Polo Grounds Cafe
A cafe by Aiken's polo field, properly dressed
The current site is a near-empty builder template, awkwardly spaced, with almost no menu detail and no hours. The redesign gives the cafe a quietly classical equestrian-club look, with a real menu, a clear hours grid, and a polished reservation form.
The brief
Polo Grounds Cafe sits at 225 Barnwell Ave NW, in the heart of downtown Aiken, on the side of town where the polo crowd has wintered since the 1880s. The cafe’s current site is a generic builder template: awkward spacing, almost no menu detail, and no hours anywhere on the page. For a place rooted in this much of Aiken’s character, the website undersells it badly.
What changed
- A proper visual identity.
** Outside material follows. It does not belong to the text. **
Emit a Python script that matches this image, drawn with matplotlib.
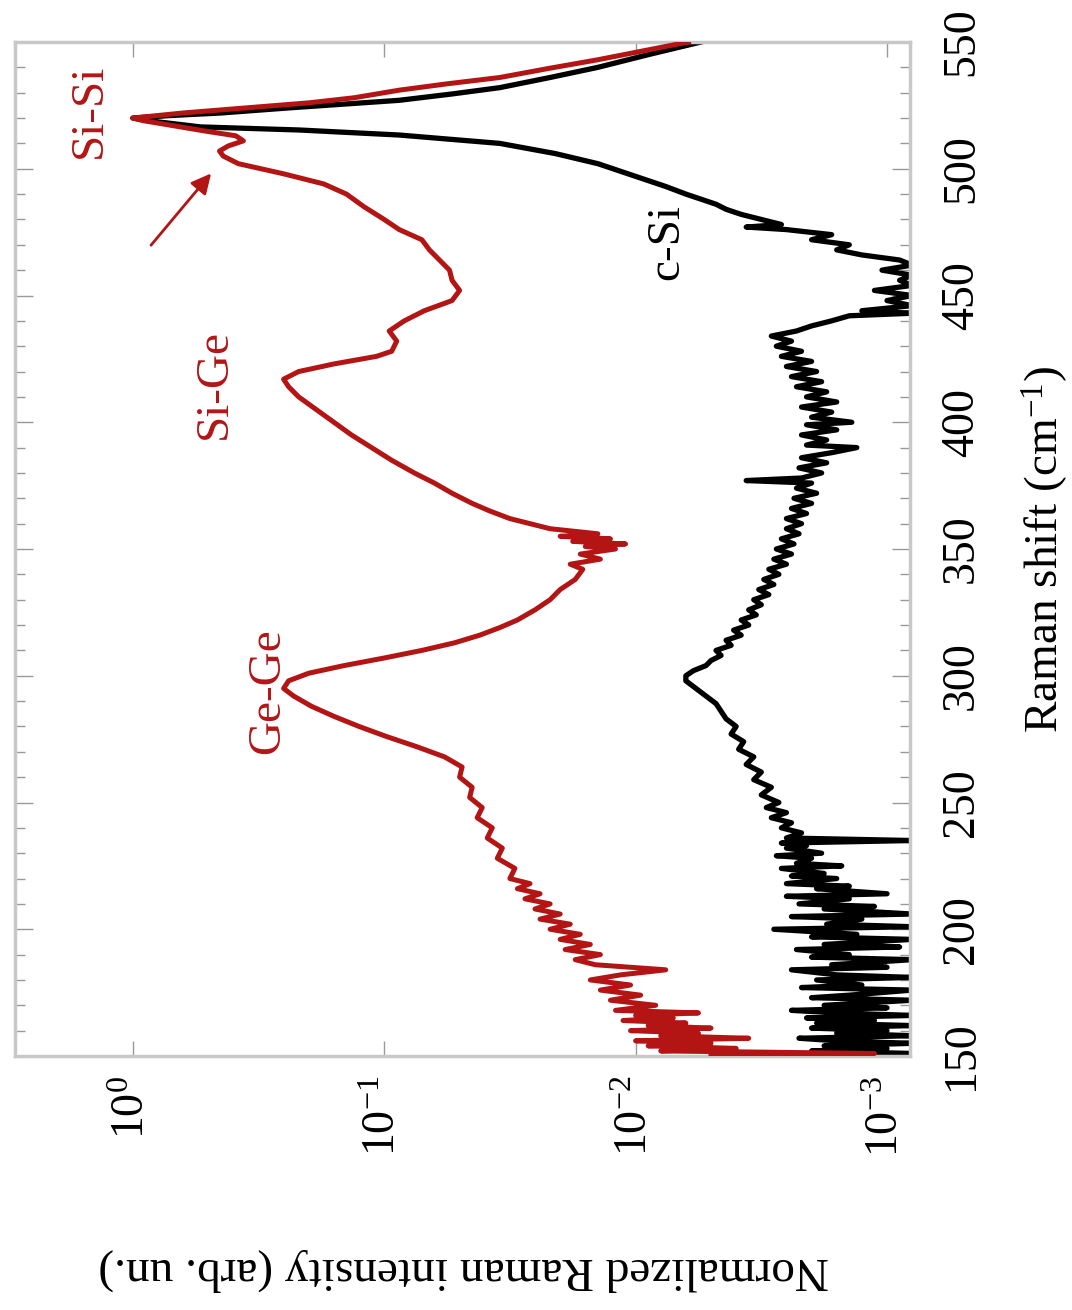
import numpy as np
import matplotlib
matplotlib.use("Agg")
import matplotlib.pyplot as plt
from matplotlib.ticker import MultipleLocator, NullLocator

plt.rcParams['font.family'] = ['Liberation Serif', 'DejaVu Serif']
plt.rcParams['mathtext.fontset'] = 'custom'
plt.rcParams['mathtext.rm'] = 'Liberation Serif'
plt.rcParams['mathtext.it'] = 'Liberation Serif:italic'
plt.rcParams['mathtext.bf'] = 'Liberation Serif:bold'

# SiGe alloy spectrum (red): Raman shift (cm-1) and log10 of normalized intensity
red_shift = [150, 151, 152, 153, 154, 155, 156, 157, 158, 159,
             160, 161, 162, 163, 164, 165, 166, 167, 168, 170,
             172, 174, 176, 178, 180, 182, 184, 186, 188, 190,
             192, 194, 196, 198, 200, 202, 204, 206, 208, 210,
             212, 214, 216, 218, 220, 224, 228, 232, 236, 240,
             244, 248, 252, 256, 260, 264, 268, 272, 276, 280,
             284, 288, 292, 295, 298, 301, 304, 307, 310, 313,
             316, 319, 322, 326, 330, 334, 338, 342, 344, 346,
             348, 350, 351, 352, 353, 354, 355, 356, 358, 360,
             362, 365, 368, 372, 376, 380, 385, 390, 395, 400,
             405, 410, 414, 417, 420, 423, 426, 428, 432, 436,
             440, 444, 448, 452, 456, 460, 464, 468, 472, 476,
             480, 485, 490, 494, 498, 502, 505, 507, 509, 511,
             513, 515, 517, 519, 520, 522, 524, 526, 528, 531,
             533.5, 536, 539.5, 543, 546.5, 550]
red_log = [-2.3, -2.95, -2.1, -2.4, -2.05, -2.3, -2.0, -2.45, -2.1, -2.25,
           -1.98, -2.3, -2.05, -2.2, -1.95, -2.15, -2.0, -2.25, -1.92, -2.08,
           -1.9, -2.02, -1.86, -1.98, -1.82, -1.94, -2.12, -1.84, -1.76, -1.86,
           -1.72, -1.82, -1.7, -1.78, -1.66, -1.74, -1.62, -1.7, -1.6, -1.66,
           -1.56, -1.62, -1.53, -1.58, -1.5, -1.52, -1.45, -1.47, -1.41, -1.43,
           -1.37, -1.39, -1.34, -1.35, -1.3, -1.31, -1.24, -1.13, -1.01, -0.9,
           -0.8, -0.71, -0.64, -0.6, -0.62, -0.7, -0.84, -1.0, -1.15, -1.28,
           -1.38, -1.46, -1.53, -1.6, -1.66, -1.7, -1.76, -1.79, -1.74, -1.86,
           -1.78, -1.92, -1.8, -1.96, -1.75, -1.9, -1.7, -1.85, -1.66, -1.58,
           -1.5, -1.42, -1.35, -1.27, -1.2, -1.12, -1.03, -0.95, -0.87, -0.8,
           -0.73, -0.66, -0.62, -0.6, -0.66, -0.8, -0.97, -1.03, -1.05, -1.02,
           -1.08, -1.16, -1.27, -1.3, -1.27, -1.26, -1.22, -1.18, -1.15, -1.06,
           -1.0, -0.92, -0.85, -0.76, -0.6, -0.42, -0.36, -0.345, -0.38, -0.44,
           -0.41, -0.28, -0.16, -0.04, 0.0, -0.2, -0.45, -0.7, -0.88, -1.06,
           -1.25, -1.46, -1.65, -1.85, -2.03, -2.21]

# crystalline Si reference (black)
black_shift = [150, 151, 152, 153, 154, 155, 156, 157, 158, 159,
               160, 161, 162, 163, 164, 165, 166, 167, 168, 169,
               170, 172, 173, 174, 176, 177, 178, 180, 181, 182,
               184, 185, 186, 188, 189, 190, 192, 193, 194, 196,
               197, 198, 200, 201, 202, 204, 205, 206, 208, 209,
               210, 212, 213, 214, 216, 217, 218, 220, 221, 222,
               224, 225, 226, 228, 229, 230, 232, 233, 234, 235,
               236, 238, 240, 242, 244, 246, 248, 250, 253, 256,
               259, 262, 265, 268, 271, 274, 277, 280, 283, 286,
               289, 292, 295, 298, 300, 302, 304, 306, 308, 310,
               312, 314, 316, 318, 320, 322, 324, 326, 328, 330,
               332, 334, 336, 338, 340, 342, 344, 346, 348, 350,
               352, 354, 356, 358, 360, 362, 364, 366, 368, 370,
               372, 374, 376, 377, 378, 380, 382, 384, 386, 388,
               390, 391, 393, 395, 397, 399, 400, 402, 404, 406,
               408, 410, 412, 414, 416, 418, 420, 422, 424, 426,
               428, 430, 432, 434, 436, 438, 440, 442, 443, 444,
               446, 448, 450, 452, 454, 456, 458, 460, 462, 464,
               466, 468, 470, 472, 474, 476, 477, 478, 480, 482,
               484, 486, 488, 490, 493, 497, 502, 506, 510, 513.3,
               515.3, 516.5, 518.5, 520, 521, 522, 524, 527, 529.5, 532,
               536, 540, 545, 550]
black_log = [-2.9, -3.1, -2.7, -3.0, -2.75, -3.1, -2.8, -2.65, -3.1, -2.8,
             -3.0, -2.7, -3.1, -2.72, -2.95, -2.68, -3.1, -2.8, -2.62, -3.0,
             -2.75, -3.1, -2.7, -2.85, -3.1, -2.66, -2.9, -2.72, -3.1, -2.8,
             -2.62, -3.0, -2.78, -3.1, -2.7, -2.85, -2.64, -3.05, -2.75, -3.1,
             -2.7, -2.88, -2.55, -3.1, -2.76, -2.9, -2.62, -3.1, -2.75, -2.95,
             -2.65, -2.85, -2.6, -3.0, -2.72, -2.85, -2.6, -2.8, -2.62, -2.75,
             -2.58, -2.82, -2.64, -2.7, -2.56, -2.74, -2.6, -2.68, -2.58, -3.1,
             -2.6, -2.66, -2.58, -2.62, -2.54, -2.6, -2.52, -2.57, -2.5, -2.54,
             -2.47, -2.5, -2.44, -2.47, -2.41, -2.43, -2.38, -2.4, -2.36, -2.34,
             -2.32, -2.28, -2.24, -2.2, -2.2, -2.23, -2.28, -2.3, -2.34, -2.32,
             -2.38, -2.36, -2.42, -2.39, -2.45, -2.42, -2.48, -2.45, -2.5, -2.47,
             -2.53, -2.49, -2.55, -2.51, -2.57, -2.53, -2.6, -2.55, -2.62, -2.56,
             -2.63, -2.58, -2.65, -2.6, -2.66, -2.6, -2.68, -2.62, -2.7, -2.63,
             -2.72, -2.64, -2.7, -2.44, -2.66, -2.74, -2.65, -2.76, -2.66, -2.78,
             -2.88, -2.68, -2.76, -2.66, -2.8, -2.68, -2.86, -2.7, -2.78, -2.66,
             -2.8, -2.68, -2.76, -2.64, -2.74, -2.62, -2.72, -2.6, -2.7, -2.58,
             -2.66, -2.56, -2.62, -2.54, -2.64, -2.7, -2.78, -2.85, -3.1, -2.9,
             -3.1, -3.0, -3.1, -2.95, -3.1, -3.05, -3.1, -2.98, -3.1, -3.05,
             -2.9, -2.8, -2.85, -2.7, -2.78, -2.6, -2.44, -2.58, -2.5, -2.42,
             -2.36, -2.32, -2.26, -2.2, -2.12, -2.0, -1.85, -1.68, -1.46, -1.06,
             -0.66, -0.27, -0.1, 0.0, -0.15, -0.35, -0.62, -1.06, -1.27, -1.46,
             -1.66, -1.85, -2.05, -2.26]

shift_ticks = [150, 200, 250, 300, 350, 400, 450, 500, 550]
intensity_ticks = [1, 0.1, 0.01, 0.001]

red = '#b31515'
grey = '#c8c8c8'

fig = plt.figure(figsize=(10.72, 13.10), dpi=100)
ax = fig.add_axes([15 / 1072, 1 - 1056 / 1310, 895 / 1072, 1014 / 1310])

# the figure is drawn rotated: intensity runs along x (reversed), shift along y
ax.plot(10 ** np.array(black_log), black_shift, color='black', lw=3.8, zorder=2)
ax.plot(10 ** np.array(red_log), red_shift, color=red, lw=3.6, zorder=3)

ax.set_xscale('log')
ax.set_xlim(2.94, 8.1e-4)
ax.set_ylim(150, 550)
ax.set_xticks(intensity_ticks)
ax.xaxis.set_minor_locator(NullLocator())
ax.set_yticks(shift_ticks)
ax.yaxis.set_minor_locator(MultipleLocator(10))

for s in ax.spines.values():
    s.set_color(grey)
    s.set_linewidth(2.5)

ax.tick_params(axis='x', which='major', direction='in', length=11, width=1,
               color='#999999', top=True, bottom=True, labelsize=33,
               pad=14, labelrotation=90)
ax.tick_params(axis='y', which='major', direction='in', length=13, width=1,
               color='#999999', left=True, right=True, labelleft=False,
               labelright=True, labelsize=33, pad=22, labelrotation=90)
ax.tick_params(axis='y', which='minor', direction='in', length=7, width=1,
               color='#999999', left=True, right=True)
for lab in ax.get_yticklabels():
    lab.set_va('center')

fig.text(1045 / 1072, 1 - 549 / 1310, 'Raman shift (cm$^{-1}$)', fontsize=34,
         rotation=90, ha='center', va='center')
fig.text(464 / 1072, 1 - 1270 / 1310, 'Normalized Raman intensity (arb. un.)',
         fontsize=34, rotation=180, ha='center', va='center')

ax.text(1.48, 523, 'Si-Si', color=red, fontsize=34, rotation=90,
        ha='center', va='center')
ax.text(0.473, 415, 'Si-Ge', color=red, fontsize=34, rotation=90,
        ha='center', va='center')
ax.text(0.291, 294, 'Ge-Ge', color=red, fontsize=34, rotation=90,
        ha='center', va='center')
ax.text(0.0075, 471, 'c-Si', color='black', fontsize=34, rotation=90,
        ha='center', va='center')
ax.annotate('', xy=(0.48, 499), xytext=(0.86, 469),
            arrowprops=dict(arrowstyle='-|>', color=red, lw=2,
                            mutation_scale=30))

fig.savefig('out.png', dpi=100)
A small monogram crest, hunter-green and antique-gold club striping at the top of every page, and an editorial layout drawn from old polo programmes and equestrian club books.
- A full menu page. Four sections, espresso bar, breakfast, lunch, and patisserie, with prices, descriptions, and house-favourite badges. The current site doesn’t list prices anywhere.
- An About page that earns its keep. Four short columns on the cafe, the field, the team, and the coffee. The kind of context a polo-day visitor wants to read on their phone over an espresso.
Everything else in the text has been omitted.